Fazen Capital Perspective

From Fazen Capital's lens, the market has conflated qubit-count headlines with durable competitive advantage — a mispricing risk we view as underappreciated. A contrarian but defensible insight is that a smaller, better-characterized device with validated client outcomes could be worth more commercially than a larger device with opaque error profiles. In other words, the first vendors to deliver clear, reproducible application-level wins will command disproportionate commercial leverage, regardless of qubit count. For Rigetti, this implies that resource allocation toward end-to-end use-case demonstrations (industry-specific algorithms, validated cost metrics, and turnkey integration) could yield a higher signal-to-noise payoff than headline device roadmaps alone. Institutional analysis should prioritize evidence of commercial repeatability over technical demos in isolation.

Bottom Line

Rigetti sits at a classic technology-commercialization inflection: technical progress is necessary but not sufficient; the market will reward demonstrable, repeatable client outcomes. Until Rigetti (RGTI) and peers show sustained conversions from pilots to recurring revenue, valuations will remain tethered more to potential than to realized cash flows.

Disclaimer: This article is for informational purposes only and does not constitute investment advice.

FAQ

Q: How does Rigetti’s qubit count compare historically?

A: Rigetti publicly demonstrated an 80-qubit-class device in the early 2020s (company communications, 2020). That milestone was notable historically, but industry benchmarking since then has emphasized fidelity and error mitigation over raw qubit count.

Q: What timelines do analysts use for commercial quantum adoption?
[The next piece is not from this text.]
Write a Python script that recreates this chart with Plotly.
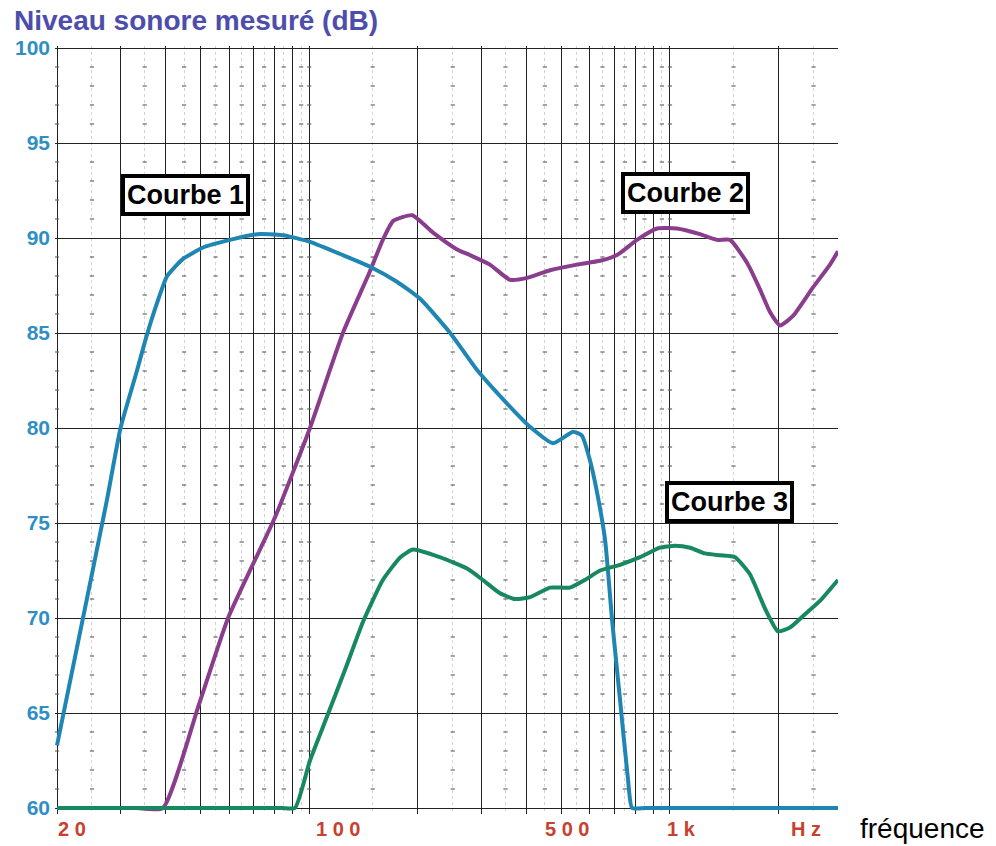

A: Third-party consultancies offer wide ranges; McKinsey (2023) estimates long-run economic potential between $700 billion and $2.5 trillion by 2040, while near-term market sizes through 2028–2030 are typically reported in the low single-digit billions by other research houses. Adoption timelines for meaningful enterprise revenue tend to be measured in multi-year cycles, with pilot phases commonly lasting 6–18 months.